New Statesman blogger and former Bank of England Monetary Policy Committee member David Blanchflower has published a piece that shows clearly that the the blame lies squarely with Osborne's economic policy.
The recession can be split into four parts. First, the "down" part which started in the second quarter of 2008 and went on for a total of five consecutive quarters of negative growth, during which output fell by an enormous 7.4 per cent. Second, the "up" part, which also lasted five quarters (from Q3 2009 to Q3 2010) when under Alistar Darling and Gordon Brown, growth increased by 2.8 per cent. Then, the "flatline" phase under George Osborne, which is also fifteen months long (from Q4 2010 to Q4 2011) with growth of 0.2 per cent, assuming we use the EU's estimates. Osborne destroyed Darling's recovery. Then, finally, the "stagnation" phase, lasting 24 months (from Q1 2012 to Q4 2013) with growth of 2.1 per cent over two years, or an average of just over 1 per cent.

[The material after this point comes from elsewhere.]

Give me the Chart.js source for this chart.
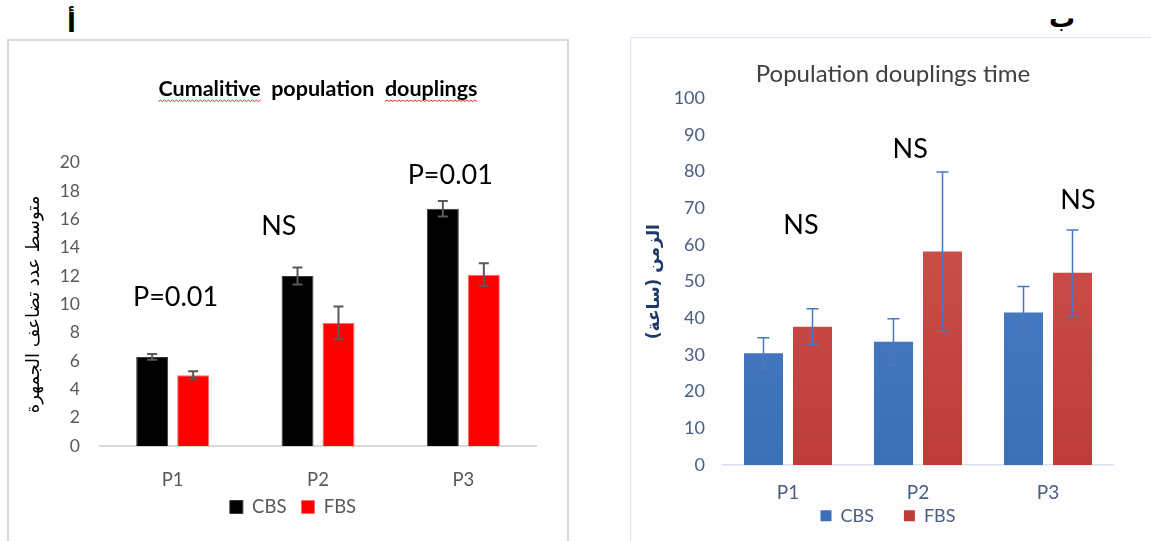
<!DOCTYPE html>
<html><head><meta charset="utf-8">
<script src="https://cdn.jsdelivr.net/npm/chart.js@4"></script>
<style>
html,body{margin:0;padding:0;background:#fff;width:1151px;height:541px;overflow:hidden;position:relative}
#panelA{position:absolute;left:7px;top:39px;width:562px;height:520px;border:2px solid #d9d9d9;box-sizing:border-box}
#panelB{position:absolute;left:630px;top:37px;width:540px;height:520px;border:1px solid #dbe5f1;background:#fdfdfe;box-sizing:border-box}
#cA{position:absolute;left:8px;top:40px}
#cB{position:absolute;left:631px;top:38px}
.lbl{position:absolute;font-family:'DejaVu Sans',sans-serif;font-weight:bold;color:#000;line-height:1;z-index:5}
</style></head>
<body>
<div id="panelA"></div>
<div id="panelB"></div>
<canvas id="cA" width="560" height="501"></canvas>
<canvas id="cB" width="520" height="560"></canvas>
<div class="lbl" style="left:67px;top:10px;font-size:26px">أ</div>
<div class="lbl" style="left:1049px;top:5px;font-size:26px">ب</div>
<script>
// ---------- data ----------
const categories = ['P1', 'P2', 'P3'];
const seriesNames = ['CBS', 'FBS'];
// Chart A: cumulative population doublings
const cpdCBS = [6.3, 12.0, 16.75];
const cpdCBSErr = [0.2, 0.6, 0.55];
const cpdFBS = [5.0, 8.7, 12.1];
const cpdFBSErr = [0.28, 1.15, 0.8];
const cpdNotes = ['P=0.01', 'NS', 'P=0.01'];
const cpdNoteValues = [10.5, 15.5, 19.1];
// Chart B: population doubling time (hours)
const pdtCBS = [30.5, 33.6, 41.6];
const pdtCBSErr = [4.2, 6.3, 7.1];
const pdtFBS = [37.7, 58.2, 52.4];
const pdtFBSErr = [4.9, 21.7, 11.7];
const pdtNotes = ['NS', 'NS', 'NS'];
const pdtNoteValues = [65.4, 86.1, 72.3];

const FONT = 'Lato, "DejaVu Sans", sans-serif';

// ---------- plugins ----------
const errorBars = {
  id: 'errorBars',
  afterDatasetsDraw(chart, args, opts) {
    const ctx = chart.ctx, ys = chart.scales.y;
    chart.data.datasets.forEach((ds, di) => {
      if (!ds.errors) return;
      const meta = chart.getDatasetMeta(di);
      meta.data.forEach((bar, i) => {
        const v = ds.data[i], e = ds.errors[i];
        const yt = ys.getPixelForValue(v + e), yb = ys.getPixelForValue(v - e);
        const h = opts.cap / 2;
        ctx.save();
        ctx.strokeStyle = opts.color; ctx.lineWidth = opts.width;
        ctx.beginPath();
        ctx.moveTo(bar.x, yt); ctx.lineTo(bar.x, yb);
        ctx.moveTo(bar.x - h, yt); ctx.lineTo(bar.x + h, yt);
        ctx.moveTo(bar.x - h, yb); ctx.lineTo(bar.x + h, yb);
        ctx.stroke(); ctx.restore();
      });
    });
  }
};

const notes = {
  id: 'notes',
  afterDraw(chart, args, opts) {
    const ctx = chart.ctx, xs = chart.scales.x, ys = chart.scales.y;
    ctx.save();
    ctx.font = opts.font; ctx.fillStyle = opts.color;
    ctx.textAlign = 'center'; ctx.textBaseline = 'middle';
    opts.texts.forEach((t, i) => {
      const x = xs.getPixelForValue(i + opts.dx[i]);
      const y = ys.getPixelForValue(opts.values[i]);
      ctx.fillText(t, x, y);
    });
    ctx.restore();
  }
};

const sheetTitle = {
  id: 'sheetTitle',
  afterDraw(chart, args, opts) {
    const ctx = chart.ctx;
    ctx.save();
    ctx.font = opts.font; ctx.fillStyle = opts.color;
    ctx.textAlign = 'left'; ctx.textBaseline = 'alphabetic';
    const w = ctx.measureText(opts.text).width;
    const x0 = opts.x - w / 2;
    ctx.fillText(opts.text, x0, opts.y);
    // spell-check squiggles
    (opts.squiggle || []).forEach(word => {
      const idx = opts.text.indexOf(word);
      if (idx < 0) return;
      const sx = x0 + ctx.measureText(opts.text.slice(0, idx)).width;
      const ww = ctx.measureText(word).width;
      const sy = opts.y + 6;
      ctx.strokeStyle = '#e8262a'; ctx.lineWidth = 1;
      ctx.beginPath();
      let up = true;
      ctx.moveTo(sx, sy);
      for (let x = sx + 2; x <= sx + ww; x += 2) { ctx.lineTo(x, up ? sy - 1.5 : sy); up = !up; }
      ctx.stroke();
    });
    ctx.restore();
  }
};

// move the legend box to the requested item centre (after layout)
const legendPlace = {
  id: 'legendPlace',
  afterLayout(chart, args, opts) {
    const lg = chart.legend;
    if (!lg) return;
    const lab = lg.options.labels;
    const fs = (lab.font && lab.font.size) || 12;
    const dx = opts.centerX - (lg.left + lg.right) / 2;
    const dy = opts.centerY - (lg.top + lab.padding + fs / 2);
    lg.left += dx; lg.right += dx; lg.top += dy; lg.bottom += dy;
  }
};

// ---------- chart A ----------
new Chart(document.getElementById('cA'), {
  type: 'bar',
  data: {
    labels: categories,
    datasets: [
      { label: seriesNames[0], data: cpdCBS, errors: cpdCBSErr, backgroundColor: '#000000', borderColor: '#3a3a3a', borderWidth: 1 },
      { label: seriesNames[1], data: cpdFBS, errors: cpdFBSErr, backgroundColor: '#ff0000', borderColor: '#ff6a6a', borderWidth: 1 }
    ]
  },
  options: {
    responsive: false, animation: false, devicePixelRatio: 1,
    layout: { padding: { left: 8, right: 32, top: 122.7, bottom: 1.3 } },
    datasets: { bar: { categoryPercentage: 0.564, barPercentage: 0.78 } },
    scales: {
      x: {
        grid: { display: false, drawTicks: false },
        border: { display: true, color: '#d9d9d9', width: 2 },
        ticks: { color: '#595959', font: { family: FONT, size: 18.5 }, padding: 22.5 },
        afterFit: s => { s.height = 50; }
      },
      y: {
        min: 0, max: 20,
        grid: { display: false, drawTicks: false },
        border: { display: false },
        ticks: { stepSize: 2, color: '#595959', font: { family: FONT, size: 17.5 }, padding: 20 },
        title: { display: true, text: 'متوسط عدد تضاعف الجمهرة', color: '#000', font: { family: '"DejaVu Sans", sans-serif', size: 18 }, padding: { top: 8, bottom: 0 } },
        afterFit: s => { s.width = 84; }
      }
    },
    plugins: {
      legend: { position: 'bottom', labels: { boxWidth: 13, boxHeight: 13, padding: 15, color: '#595959', font: { family: FONT, size: 18.5 } } },
      tooltip: { enabled: false },
      legendPlace: { centerX: 285, centerY: 467 },
      errorBars: { color: '#595959', width: 2, cap: 10 },
      notes: { texts: cpdNotes, values: cpdNoteValues, dx: [0.02, -0.27, -0.09], font: '27px ' + FONT, color: '#000' },
      sheetTitle: { text: 'Cumalitive  population  douplings', x: 310, y: 55.5, font: 'bold 21.5px ' + FONT, color: '#000', squiggle: ['Cumalitive', 'douplings'] }
    }
  },
  plugins: [errorBars, notes, sheetTitle, legendPlace]
});

// ---------- chart B ----------
function grad(ctxArg, top, bottom) {
  const chart = ctxArg.chart, area = chart.chartArea;
  if (!area) return bottom;
  const g = chart.ctx.createLinearGradient(0, area.top, 0, area.bottom);
  g.addColorStop(0, top); g.addColorStop(1, bottom);
  return g;
}
new Chart(document.getElementById('cB'), {
  type: 'bar',
  data: {
    labels: categories,
    datasets: [
      { label: seriesNames[0], data: pdtCBS, errors: pdtCBSErr, backgroundColor: c => grad(c, '#4f83cc', '#3d6fb7'), borderWidth: 0 },
      { label: seriesNames[1], data: pdtFBS, errors: pdtFBSErr, backgroundColor: c => grad(c, '#cf5a56', '#be3c38'), borderWidth: 0 }
    ]
  },
  options: {
    responsive: false, animation: false, devicePixelRatio: 1,
    layout: { padding: { left: 4, right: 38, top: 60.3, bottom: 30 } },
    datasets: { bar: { categoryPercentage: 0.754, barPercentage: 0.796 } },
    scales: {
      x: {
        grid: { display: false, drawTicks: false },
        border: { display: true, color: '#d9e1ec', width: 1.5 },
        ticks: { color: '#4a5e82', font: { family: FONT, size: 19 }, padding: 16.6 },
        afterFit: s => { s.height = 45; }
      },
      y: {
        min: 0, max: 100,
        grid: { display: false, drawTicks: false },
        border: { display: false },
        ticks: { stepSize: 10, color: '#4a5e82', font: { family: FONT, size: 18 }, padding: 18 },
        title: { display: true, text: 'الزمن (ساعة)', color: '#1f3864', font: { family: '"DejaVu Sans", sans-serif', size: 17, weight: 'bold' }, padding: { top: 9.8, bottom: 0 } },
        afterFit: s => { s.width = 88; }
      }
    },
    plugins: {
      legend: { position: 'bottom', labels: { boxWidth: 11, boxHeight: 11, padding: 30, color: '#4a5e82', font: { family: FONT, size: 18 } } },
      tooltip: { enabled: false },
      legendPlace: { centerX: 257, centerY: 477.7 },
      errorBars: { color: '#4a78c0', width: 1.5, cap: 12 },
      notes: { texts: pdtNotes, values: pdtNoteValues, dx: [0.1, -0.06, 0.23], font: '27px ' + FONT, color: '#000' },
      sheetTitle: { text: 'Population douplings time', x: 262, y: 44, font: '24px ' + FONT, color: '#404040' }
    }
  },
  plugins: [errorBars, notes, sheetTitle, legendPlace]
});
</script>
</body></html>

So by the end of 2013, only 5.6 per cent of the 7.4 per cent drop in output will have been restored. This is worse than the 1930-1934 double-dip recession, which had only a slightly bigger output drop but was over in 48 months. By the end of 2013, this will number 69 months and counting.He concludes that there's no point blaming the Eurozone - the profile of Britain's recession closely fits domestic political decisions. Blaming the Eurozone becomes even more asinine when one reflects that France and Germany are performing rather better than the UK. One reason for this might be that the French and German economies are much more solidly founded on manufacturing, rather than financial services; Osborne, like so much of his party, is a creature of the City and the financial sector in a way that blinds him to the workings of the real economy - assuming that he has the will and the intellectual courage to look. If Britain is at greater risk than France or Germany, it's partly because we have allowed our economy to be far too dependent on the financial sector.

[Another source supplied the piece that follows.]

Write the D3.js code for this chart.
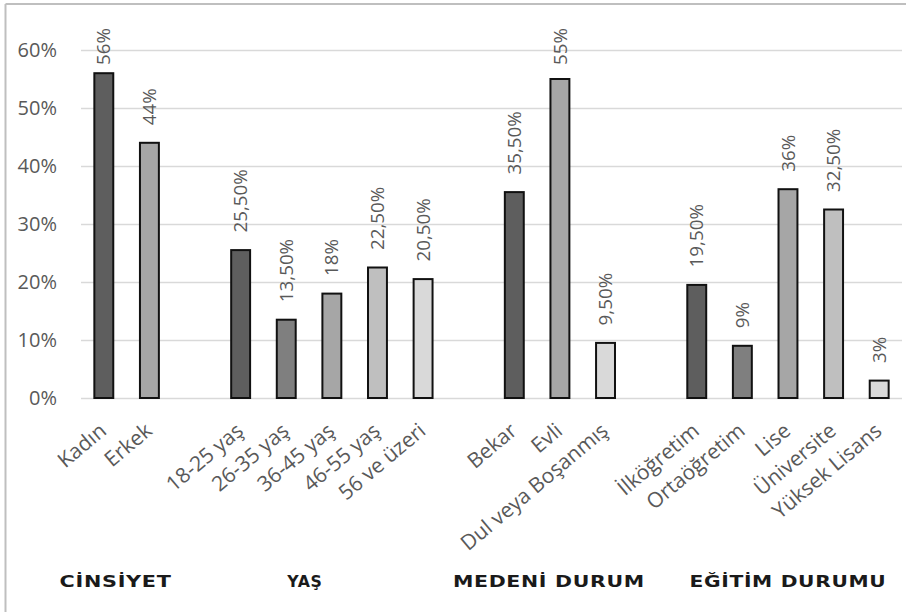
<!DOCTYPE html>
<html>
<head>
<meta charset="utf-8">
<script src="https://cdn.jsdelivr.net/npm/d3@7"></script>
<style>
  html, body { margin: 0; padding: 0; background: #fff; }
  svg { display: block; }
</style>
</head>
<body>
<svg id="chart" width="906" height="615"></svg>
<script>
// Survey demographics: share of respondents per category (percent)
const categories = [
  "Kadın", "Erkek",
  "18-25 yaş", "26-35 yaş", "36-45 yaş", "46-55 yaş", "56 ve üzeri",
  "Bekar", "Evli", "Dul veya Boşanmış",
  "İlköğretim", "Ortaöğretim", "Lise", "Üniversite", "Yüksek Lisans"
];
const values = [56, 44, 25.5, 13.5, 18, 22.5, 20.5, 35.5, 55, 9.5, 19.5, 9, 36, 32.5, 3];
const groupOf = [0, 0, 1, 1, 1, 1, 1, 2, 2, 2, 3, 3, 3, 3, 3];
const groupNames = ["CİNSİYET", "YAŞ", "MEDENİ DURUM", "EĞİTİM DURUMU"];
const yTicks = [0, 10, 20, 30, 40, 50, 60];

// grey shades used inside each group, dark to light
const palette = ["#5e5e5e", "#7f7f7f", "#a6a6a6", "#bfbfbf", "#d9d9d9"];
const shadeIndex = [0, 2, 0, 1, 2, 3, 4, 0, 2, 4, 0, 1, 2, 3, 4];

const svg = d3.select("#chart");
const W = 906, H = 615;
const plot = { left: 81, right: 902, top: 50, bottom: 398 };

// frame lines (top and left)
svg.append("line").attr("x1", 5.5).attr("x2", W).attr("y1", 4).attr("y2", 4)
  .attr("stroke", "#bfbfbf").attr("stroke-width", 2);
svg.append("line").attr("x1", 5.5).attr("x2", 5.5).attr("y1", 4).attr("y2", 612)
  .attr("stroke", "#bfbfbf").attr("stroke-width", 2);

// slot keys: categories with one empty slot between groups
const slots = [];
categories.forEach((c, i) => {
  if (i > 0 && groupOf[i] !== groupOf[i - 1]) slots.push("gap-" + groupOf[i]);
  slots.push(c);
});

const x = d3.scaleBand()
  .domain(slots)
  .range([plot.left, plot.right])
  .paddingInner(0.585)
  .paddingOuter(0.2925);

const y = d3.scaleLinear().domain([0, 60]).range([plot.bottom, plot.top]);

// gridlines + y tick labels via axis
const yAxis = d3.axisLeft(y)
  .tickValues(yTicks)
  .tickSize(-(plot.right - plot.left))
  .tickPadding(24)
  .tickFormat(d => d + "%");

const gy = svg.append("g")
  .attr("transform", `translate(${plot.left},0)`)
  .call(yAxis);
gy.select(".domain").remove();
gy.selectAll(".tick line").attr("stroke", "#d9d9d9").attr("stroke-width", 1.5);
gy.selectAll(".tick text")
  .attr("fill", "#595959")
  .style("font-family", "'Open Sans', sans-serif")
  .style("font-size", "20px");

const data = categories.map((c, i) => ({ c, v: values[i], g: groupOf[i], s: shadeIndex[i] }));

// bars
svg.append("g").selectAll("rect")
  .data(data)
  .join("rect")
  .attr("x", d => x(d.c))
  .attr("y", d => y(d.v))
  .attr("width", x.bandwidth())
  .attr("height", d => y(0) - y(d.v))
  .attr("fill", d => palette[d.s])
  .attr("stroke", "#111")
  .attr("stroke-width", 2);

// value labels, rotated, kept below the top edge of the frame
const fmt = v => Number.isInteger(v) ? v + "%" : v.toFixed(2).replace(".", ",") + "%";
const labelTop = 28;
const vl = svg.append("g").selectAll("text")
  .data(data)
  .join("text")
  .text(d => fmt(d.v))
  .attr("fill", "#595959")
  .attr("text-anchor", "start")
  .attr("dy", "0.35em")
  .style("font-family", "'Open Sans', sans-serif")
  .style("font-size", "18.8px");
vl.each(function(d) {
  const len = this.getComputedTextLength();
  const cx = x(d.c) + x.bandwidth() / 2;
  const yy = Math.max(y(d.v) - 17.5, labelTop + len);
  d3.select(this).attr("transform", `translate(${cx},${yy}) rotate(-90)`);
});

// slanted category labels
svg.append("g").selectAll("text")
  .data(data)
  .join("text")
  .text(d => d.c)
  .attr("fill", "#595959")
  .attr("text-anchor", "end")
  .attr("transform", d => `translate(${x(d.c) + x.bandwidth() / 2 + 4},${plot.bottom + 35}) rotate(-40)`)
  .style("font-family", "'Open Sans', sans-serif")
  .style("font-size", "21px");

// group titles under each block
const titleWidths = [112, 35, 192, 197];
const titleShift = [-11, -27, -11, 0];
groupNames.forEach((name, gi) => {
  const members = data.filter(d => d.g === gi);
  const x0 = x(members[0].c), x1 = x(members[members.length - 1].c) + x.bandwidth();
  const cx = (x0 + x1) / 2 + titleShift[gi];
  svg.append("text")
    .text(name)
    .attr("x", cx - titleWidths[gi] / 2)
    .attr("y", 587)
    .attr("textLength", titleWidths[gi])
    .attr("lengthAdjust", "spacingAndGlyphs")
    .attr("fill", "#1a1a1a")
    .style("font-family", "'DejaVu Sans', sans-serif")
    .style("font-weight", "bold")
    .style("font-size", "15px")
    .style("letter-spacing", "0.5px");
});
</script>
</body>
</html>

It's also interesting to wonder what the effects of the Olympics might be on those numbers - I'd expect they would be worse without the large amounts of public spending and visitor revenues that the Olympics imply.
And one of the important implications of these numbers is that they are way worse than the Office of Budget Responsibility's growth projections, which underpin Osborne's deficit reduction strategy (such as it is). This implies that for all the pain of austerity, in Britain - like Greece - there is every prospect that austerity measures will make the deficit worse, at huge economic and personal cost (not that the Tories and their yellow chums appear to care much about the latter). It is looking like a failed strategy whose costs will overwhelmingly fall on the poorest and most vulnerable.
The political implications of this are important. It is imperative that the Tories are not allowed to get away with their blame game, or with claims that tax cuts for the rich or (as Blanchflower points out) the frivolities of deregulation will make any difference. Osborne never looks like a man whom nature has fashioned to stand up and take responsibility - he must be called to account.